[OpenAFS-devel] Re: Crash on AIX 6.1 TL6 SP3
Niklas Edmundsson
Niklas.Edmundsson@hpc2n.umu.se
Thu, 24 Feb 2011 10:57:40 +0100 (MET)
On Wed, 23 Feb 2011, Andrew Deason wrote:
> On Wed, 23 Feb 2011 10:57:46 -0500
> Todd DeSantis <atd@us.ibm.com> wrote:
>
>> The problems with these crashes would start in TL5. And as
>> Andrew mentions, there was probably another change in the socket
>> structures responsible for this.
>>
>> If the AFS binaries are compiled on an AIX 6.1 TL5 machine,
>> then they will work on the TL5 and TL6 versions of the OS.
>
> Is there any easy way we can detect this change at runtime (or just the
> version and TL), so we could refuse to load or return some kind of error
> instead of panicing the machine?
Intriguing.
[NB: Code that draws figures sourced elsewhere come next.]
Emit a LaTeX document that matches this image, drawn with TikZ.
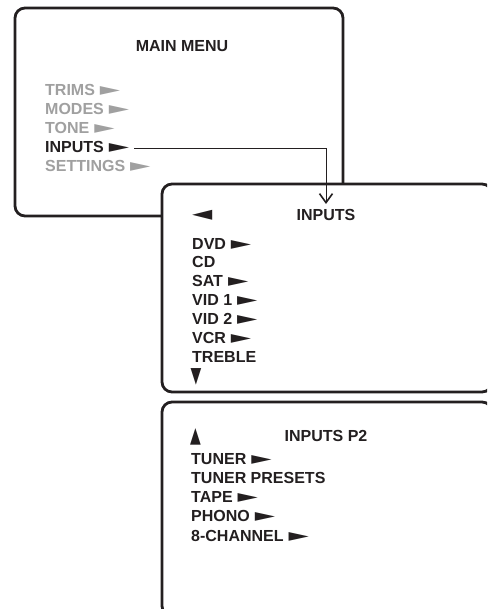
\documentclass[tikz,border=0pt]{standalone}
\usepackage{fontspec}
\setmainfont{Liberation Sans}
\newfontfamily\symfont{DejaVu Sans}
\usetikzlibrary{arrows.meta}
\definecolor{ink}{RGB}{35,31,32}
\definecolor{dim}{RGB}{160,160,160}
\newcommand{\rp}{\hspace{5pt}{\symfont\scalebox{1.65}[1.1]{►}}}
\begin{document}
\begin{tikzpicture}[x=1pt,y=-1pt,
  box/.style={draw=ink,line width=2.8pt,rounded corners=10pt,fill=white},
  item/.style={anchor=base west,inner sep=0pt,font=\fontsize{16}{18}\selectfont\bfseries,text=ink},
  dimitem/.style={item,text=dim},
  heading/.style={anchor=base,inner sep=0pt,font=\fontsize{16}{18}\selectfont\bfseries,text=ink},
  sym/.style={anchor=base west,inner sep=0pt,font=\fontsize{15.5}{18}\selectfont\symfont,text=ink},
  link/.style={draw=ink,line width=1pt,-{Straight Barb[length=9pt,width=13pt,line width=1.6pt]}}]
\useasboundingbox (0,0) rectangle (487,609);
\begin{scope}
\clip (0,0) rectangle (487,609);
\draw[box] (15,8) rectangle (343,216);
\draw[box] (162,184) rectangle (492,392);
\draw[box] (162,402) rectangle (492,616);
\end{scope}
% main menu
\node[heading] (mm) at (182,51.5) {MAIN MENU};
\node[dimitem] (trims) at (45,96) {TRIMS\rp};
\node[dimitem] (modes) at (45,115) {MODES\rp};
\node[dimitem] (tone) at (45,133.7) {TONE\rp};
\node[item] (inp) at (45,152.5) {INPUTS\rp};
\node[dimitem] (sett) at (45,171.5) {SETTINGS\rp};
% inputs
\node[sym] (left) at (192,221) {\scalebox{1.7}[1.3]{◄}};
\node[heading] (ih) at (326,221) {INPUTS};
\node[item] (dvd) at (192,249) {DVD\rp};
\node[item] (cd) at (192,267.5) {CD};
\node[item] (sat) at (192,286) {SAT\rp};
\node[item] (vid1) at (192,305) {VID 1\rp};
\node[item] (vid2) at (192,324) {VID 2\rp};
\node[item] (vcr) at (192,343) {VCR\rp};
\node[item] (treble) at (192,362) {TREBLE};
\node[sym] (down) at (190.5,382) {\scalebox{0.9}[1.4]{▼}};
% inputs p2
\node[sym] (up) at (190,442) {\scalebox{0.9}[1.4]{▲}};
\node[heading] (ih2) at (326,441) {INPUTS P2};
\node[item] (tuner) at (191,464.5) {TUNER\rp};
\node[item] (presets) at (191,483.5) {TUNER PRESETS};
\node[item] (tape) at (191,502.5) {TAPE\rp};
\node[item] (phono) at (191,521.5) {PHONO\rp};
\node[item] (ch8) at (191,541.5) {8-CHANNEL\rp};
% connector
\coordinate (tip) at (326,204);
\draw[link] ([xshift=5pt,yshift=-1.5pt]inp.east) -| (tip);
\end{tikzpicture}
\end{document}
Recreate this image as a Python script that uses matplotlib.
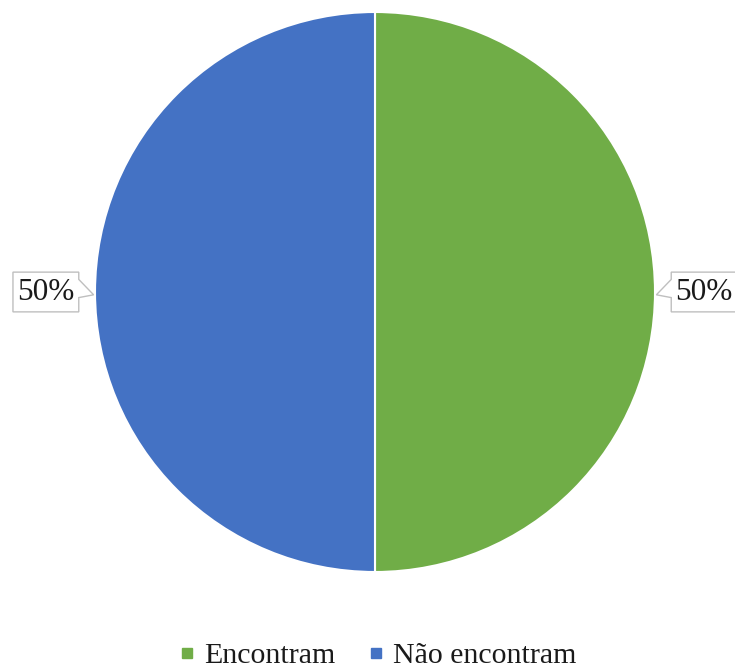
import numpy as np
import matplotlib
matplotlib.use("Agg")
import matplotlib.pyplot as plt
from matplotlib.lines import Line2D
from matplotlib.patches import Polygon

# ----------------------------- data ------------------------------------------
categories = ["Encontram", "Não encontram"]
values     = [50, 50]
colours    = ["#70AD47", "#4472C4"]

plt.rcParams['font.family'] = ['Liberation Serif', 'DejaVu Serif']

W, H = 735, 670
fig = plt.figure(figsize=(W / 100, H / 100), dpi=100)
# pie centre ~ (375, 292) px, radius ~280 px
cx, cy, r = 375, 292, 280
ax = fig.add_axes([(cx - r) / W, (H - cy - r) / H, 2 * r / W, 2 * r / H])

wedges, _ = ax.pie(values, colors=colours, startangle=90, counterclock=False,
                   radius=1.0, wedgeprops=dict(edgecolor='white', linewidth=1.5))
ax.set_xlim(-1, 1)
ax.set_ylim(-1, 1)
ax.set_aspect('equal')
ax.axis('off')

# callout labels
total = sum(values)
bw, bh = 0.235, 0.071       # box width, half height
for w, v in zip(wedges, values):
    ang = np.deg2rad((w.theta1 + w.theta2) / 2)
    side = 1 if np.cos(ang) >= 0 else -1
    inner = side * 1.058     # box edge near pie
    outer = inner + side * bw
    tip = side * 1.005
    ty = -0.01
    pts = [(inner, bh), (outer, bh), (outer, -bh), (inner, -bh),
           (inner, -0.02), (tip, ty), (inner, 0.045)]
    ax.add_patch(Polygon(pts, closed=True, facecolor='white',
                         edgecolor='#BFBFBF', linewidth=1.0, clip_on=False, zorder=3))
    ax.text((inner + outer) / 2, 0.0, f"{v / total:.0%}", ha='center', va='center',
            fontsize=22.5, color='#1a1a1a', zorder=4, clip_on=False)

handles = [Line2D([], [], marker='s', linestyle='none', markersize=6.5,
                  markerfacecolor=c, markeredgecolor=c) for c in colours]
fig.legend(handles, categories, loc='center', bbox_to_anchor=(378 / W, 1 - 656 / H),
           ncol=2, frameon=False, fontsize=21.5, handletextpad=0.3,
           columnspacing=1.14, handlelength=0.5, labelcolor='#1a1a1a')

fig.savefig("out.png", dpi=100)
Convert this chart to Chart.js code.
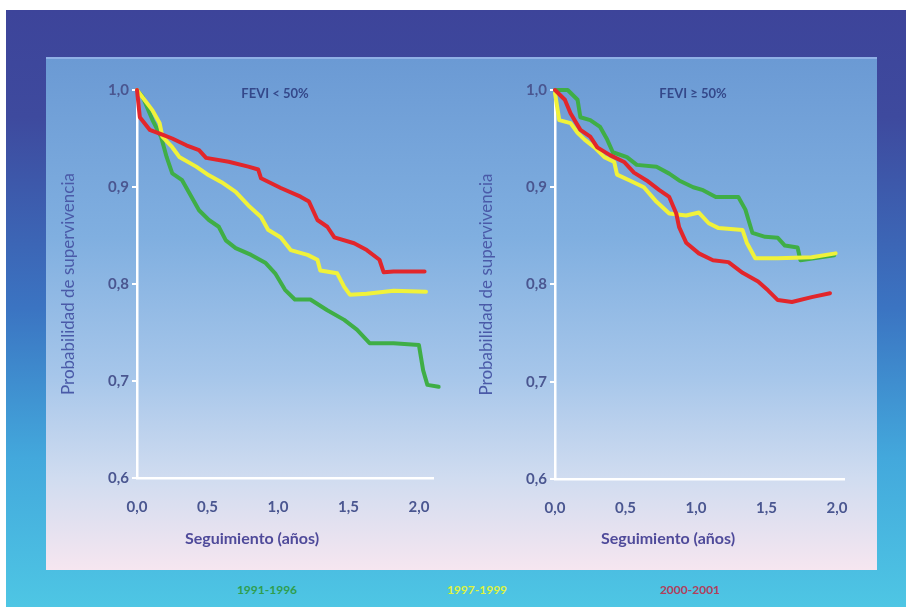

AIX, as far as I know, has a rather good history of not
breaking compatibility of loadable modules within a major release.
Wild guesses follows:
The crash happens in m_free(), which suggests that it's only the mbuf
stuff that has changed somehow, and that all goes well until the
allocated buffer is to be free:d.
Comparing sys/mbuf.h on TL4 and TL6 I see that there is a expansion
flag field named m_flags2 which isn't initialized by the TL4 MGETHDR
allocation macro, even though it exists in the struct.
If we're lucky we might ensure that builds on TLearly works on TLlate
with just doing m_flags2=0 ourselves.
I'll have to find some time to test all this, starting with building
on TL6 and verify that it indeed works for me before doing more random
experiments ;)
/Nikke
--
-=-=-=-=-=-=-=-=-=-=-=-=-=-=-=-=-=-=-=-=-=-=-=-=-=-=-=-=-=-=-=-=-=-=-=-=-=-
Niklas Edmundsson, Admin @ {acc,hpc2n}.umu.se | nikke@hpc2n.umu.se
---------------------------------------------------------------------------
Sheesh! You start havin' fun, and they send the lawyers!
=-=-=-=-=-=-=-=-=-=-=-=-=-=-=-=-=-=-=-=-=-=-=-=-=-=-=-=-=-=-=-=-=-=-=-=-=-=